The IPSP project is providing new satellite data and mapping technology to local organisations to assist in the monitoring of land use change, fires and forest health. Satellite derived information will be analysed and delivered to local organisations via a network of regional Earth Observation (EO) labs, built on Ecometrica’s cloud-based Mapping technology.
Project director Elsa Esquivel, of Mexican NGO Ambio, said: “Ecometrica’s satellite data and mapping technology is helping to us to identify areas where community activities to promote forest-friendly agriculture are succeeding, or running into problems. Without this our team on the ground cannot continually cover the more than 100,000 hectares of the reserve and the surrounding areas of influence. It will also help us to report on the effectiveness of our actions to the GEF, as part of an ongoing cycle of monitoring, evaluation and learning. We also hope that the satellite data and mapping system will be expanded to other parts of Chiapas to help communities mitigate and adapt to climate change.”
Ambio is leading the El Ocote project and has been working with indigenous communities in and around the Biosphere Reserve for more than seven years. The GEF funding will ensure that Ambio has enough staff to liaise with local farmers over activities that impact on the forest – such as crop burning – and to tackle illegal activities, including logging.
Dr Richard Tipper, executive chairman of Ecometrica, said: “We are delighted that GEF has chosen to back this project and that IPSP’s input was a catalyst for that decision. The satellite derived information should help to ensure the intervention is effective and efficient, because it allows conservationists on the ground to know what is happening and to deploy their resources accordingly in the challenging terrain.”

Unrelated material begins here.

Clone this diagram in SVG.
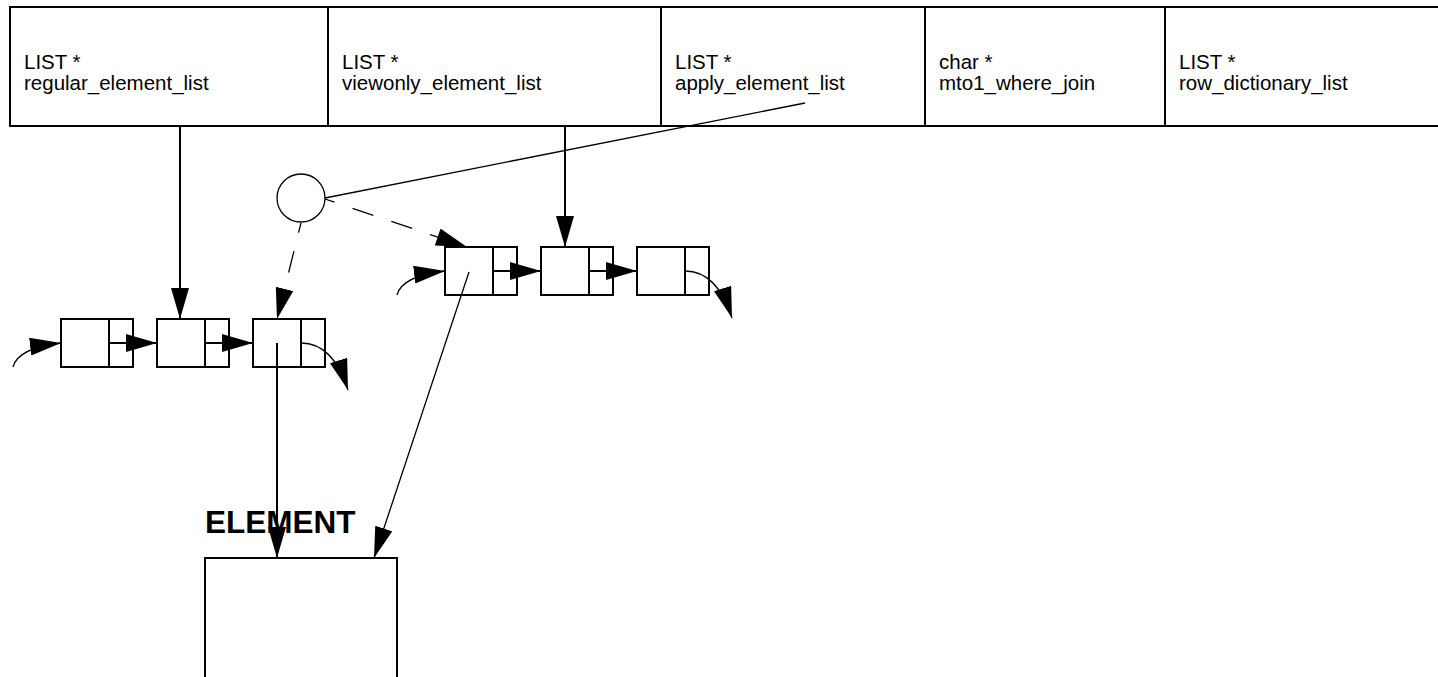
<svg xmlns="http://www.w3.org/2000/svg" width="1438" height="677" viewBox="0 0 1438 677">
<style>
.cell{fill:#fff;stroke:#000;stroke-width:2}
.lbl{font-family:"Liberation Sans",Arial,sans-serif;font-size:20.5px;fill:#000}
.nd{fill:#fff;stroke:#000;stroke-width:2}
.thick{fill:none;stroke:#000;stroke-width:2}
.thin{fill:none;stroke:#000;stroke-width:1.3}
.dash{fill:none;stroke:#000;stroke-width:1.3;stroke-dasharray:22 19;stroke-dashoffset:12}
.title{font-family:"Liberation Sans",Arial,sans-serif;font-size:31.5px;font-weight:bold;fill:#000}
</style>
<defs>
<marker id="ah" viewBox="0 0 31 18" refX="31" refY="9" markerWidth="31" markerHeight="18" markerUnits="userSpaceOnUse" orient="auto">
<path d="M0,0 L31,9 L0,18 z" fill="#000"/>
</marker>
</defs>
<rect width="1438" height="677" fill="#fff"/>
<g id="struct">
<g id="cell-regular"><rect class="cell" x="10" y="7" width="318" height="119"/><text class="lbl" x="24" y="69">LIST *</text><text class="lbl" x="24" y="90">regular_element_list</text></g>
<g id="cell-viewonly"><rect class="cell" x="328" y="7" width="333" height="119"/><text class="lbl" x="342" y="69">LIST *</text><text class="lbl" x="342" y="90">viewonly_element_list</text></g>
<g id="cell-apply"><rect class="cell" x="661" y="7" width="264" height="119"/><text class="lbl" x="675" y="69">LIST *</text><text class="lbl" x="675" y="90">apply_element_list</text></g>
<g id="cell-mto1"><rect class="cell" x="925" y="7" width="240" height="119"/><text class="lbl" x="939" y="69">char *</text><text class="lbl" x="939" y="90">mto1_where_join</text></g>
<g id="cell-rowdict"><rect class="cell" x="1165" y="7" width="290" height="119"/><text class="lbl" x="1179" y="69">LIST *</text><text class="lbl" x="1179" y="90">row_dictionary_list</text></g>
</g>
<g id="circle-node"><circle cx="301" cy="198" r="24" fill="#fff" stroke="#000" stroke-width="1.3"/></g>
<g id="list1-n1"><rect class="nd" x="61" y="319" width="72" height="48"/><line class="thick" x1="109" y1="319" x2="109" y2="367"/></g>
<g id="list1-n2"><rect class="nd" x="157" y="319" width="72" height="48"/><line class="thick" x1="205" y1="319" x2="205" y2="367"/></g>
<g id="list1-n3"><rect class="nd" x="253" y="319" width="72" height="48"/><line class="thick" x1="301" y1="319" x2="301" y2="367"/></g>
<g id="list2-n1"><rect class="nd" x="445" y="247" width="72" height="48"/><line class="thick" x1="493" y1="247" x2="493" y2="295"/></g>
<g id="list2-n2"><rect class="nd" x="541" y="247" width="72" height="48"/><line class="thick" x1="589" y1="247" x2="589" y2="295"/></g>
<g id="list2-n3"><rect class="nd" x="637" y="247" width="72" height="48"/><line class="thick" x1="685" y1="247" x2="685" y2="295"/></g>
<g id="element"><text class="title" x="205" y="533">ELEMENT</text><rect class="nd" x="205" y="558" width="192" height="130"/></g>
<g id="connectors">
<line class="thick" x1="180" y1="126" x2="180" y2="319" marker-end="url(#ah)"/>
<line class="thick" x1="565" y1="126" x2="565" y2="247" marker-end="url(#ah)"/>
<line class="thin" x1="805" y1="103" x2="325" y2="198"/>
<line class="dash" x1="325" y1="199" x2="467" y2="247" marker-end="url(#ah)"/>
<line class="dash" x1="301" y1="223" x2="277" y2="319" marker-end="url(#ah)"/>
<line class="thick" x1="109" y1="343" x2="157" y2="343" marker-end="url(#ah)"/>
<line class="thick" x1="205" y1="343" x2="253" y2="343" marker-end="url(#ah)"/>
<line class="thick" x1="493" y1="271" x2="541" y2="271" marker-end="url(#ah)"/>
<line class="thick" x1="589" y1="271" x2="637" y2="271" marker-end="url(#ah)"/>
<path class="thin" d="M13,367 Q18,348 61,343" marker-end="url(#ah)"/>
<path class="thin" d="M397,295 Q402,276 445,271" marker-end="url(#ah)"/>
<path class="thin" d="M301,343 Q333,343 348,390" marker-end="url(#ah)"/>
<path class="thin" d="M685,271 Q717,271 732,318" marker-end="url(#ah)"/>
<line class="thick" x1="277" y1="343" x2="277" y2="558" marker-end="url(#ah)"/>
<line class="thin" x1="469" y1="272" x2="374" y2="558" marker-end="url(#ah)"/>
</g>
</svg>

Dr Tipper said the IPSP is a great example of a programme that helps businesses with advanced technologies build relationships in countries that would not normally benefit. Earth observation technologies have great potential to support sustainable forestry, agriculture and natural resource management around the world.
“Through the IPSP we are showing that UK companies have solutions that are relevant to the very real challenges faced by developing and emerging economies,” he said.
Dr Tipper said El Ocote is hopefully the first of several local conservation and development activities in Mexico and Brazil to be assisted by the EO Lab technology.